AVAILABLE DATA:
--- START ---

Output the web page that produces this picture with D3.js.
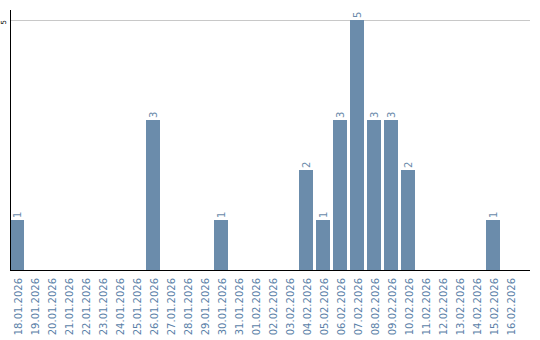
<!DOCTYPE html>
<html><head><meta charset="utf-8">
<script src="https://cdn.jsdelivr.net/npm/d3@7"></script>
<style>body{margin:0;background:#fff}svg{display:block}</style>
</head><body>
<script>
const categories = ["18.01.2026","19.01.2026","20.01.2026","21.01.2026","22.01.2026","23.01.2026","24.01.2026","25.01.2026","26.01.2026","27.01.2026","28.01.2026","29.01.2026","30.01.2026","31.01.2026","01.02.2026","02.02.2026","03.02.2026","04.02.2026","05.02.2026","06.02.2026","07.02.2026","08.02.2026","09.02.2026","10.02.2026","11.02.2026","12.02.2026","13.02.2026","14.02.2026","15.02.2026","16.02.2026"];
const values = [1,0,0,0,0,0,0,0,3,0,0,0,1,0,0,0,0,2,1,3,5,3,3,2,0,0,0,0,1,0];
const yTicks = [5];

const W = 540, H = 340;
const svg = d3.select("body").append("svg").attr("width", W).attr("height", H);
const x = d3.scaleBand().domain(categories).range([10, 517]).paddingInner(3/17).paddingOuter(0).align(0);
const y = d3.scaleLinear().domain([0, 5]).range([270, 20]);

// gridline
svg.selectAll("line.grid").data(yTicks).join("line")
  .attr("x1", 10).attr("x2", 530).attr("y1", d => y(d)+0.5).attr("y2", d => y(d)+0.5)
  .attr("stroke", "#c8c8c8").attr("stroke-width", 1);

const data = categories.map((c,i)=>({c,v:values[i]})).filter(d=>d.v>0);

// bars
svg.selectAll("rect.bar").data(data).join("rect")
  .attr("x", d => x(d.c)).attr("y", d => y(d.v)).attr("width", x.bandwidth()).attr("height", d => y(0)-y(d.v))
  .attr("fill", "#6b8cab").attr("shape-rendering","crispEdges");

// value labels
svg.selectAll("text.val").data(data).join("text")
  .attr("transform", d => `translate(${x(d.c)+x.bandwidth()/2+4},${y(d.v)-2}) rotate(-90)`)
  .attr("font-family","DejaVu Sans").attr("font-size", 10).attr("fill", "#6a8aaa")
  .text(d => d.v);

// y tick labels
svg.selectAll("text.yt").data(yTicks).join("text")
  .attr("transform", d => `translate(6,${y(d)}) rotate(-90)`)
  .attr("text-anchor","end")
  .attr("font-family","DejaVu Sans").attr("font-size", 7).attr("fill", "#000")
  .text(d => d);

// x labels
svg.selectAll("text.xl").data(categories).join("text")
  .attr("transform", d => `translate(${x(d)+x.bandwidth()/2+5},278) rotate(-90)`)
  .attr("text-anchor","end")
  .attr("font-family","DejaVu Sans").attr("font-size", 10).attr("fill", "#5b7fa8")
  .text(d => d);

// axes lines
svg.append("line").attr("x1",10.5).attr("x2",10.5).attr("y1",10).attr("y2",270).attr("stroke","#000").attr("stroke-width",1);
svg.append("line").attr("x1",10).attr("x2",530).attr("y1",270.5).attr("y2",270.5).attr("stroke","#000").attr("stroke-width",1);
</script>
</body></html>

--- END ---

OBJECTIVE:
Return exactly what appears from the opening line of the material through the line with "const y = d3.scaleLinear().domain([0, 5]).range([270, 20]);", apart from the pictures.

OUTPUT:
Output the web page that produces this picture with D3.js.
<!DOCTYPE html>
<html><head><meta charset="utf-8">
<script src="https://cdn.jsdelivr.net/npm/d3@7"></script>
<style>body{margin:0;background:#fff}svg{display:block}</style>
</head><body>
<script>
const categories = ["18.01.2026","19.01.2026","20.01.2026","21.01.2026","22.01.2026","23.01.2026","24.01.2026","25.01.2026","26.01.2026","27.01.2026","28.01.2026","29.01.2026","30.01.2026","31.01.2026","01.02.2026","02.02.2026","03.02.2026","04.02.2026","05.02.2026","06.02.2026","07.02.2026","08.02.2026","09.02.2026","10.02.2026","11.02.2026","12.02.2026","13.02.2026","14.02.2026","15.02.2026","16.02.2026"];
const values = [1,0,0,0,0,0,0,0,3,0,0,0,1,0,0,0,0,2,1,3,5,3,3,2,0,0,0,0,1,0];
const yTicks = [5];

const W = 540, H = 340;
const svg = d3.select("body").append("svg").attr("width", W).attr("height", H);
const x = d3.scaleBand().domain(categories).range([10, 517]).paddingInner(3/17).paddingOuter(0).align(0);
const y = d3.scaleLinear().domain([0, 5]).range([270, 20]);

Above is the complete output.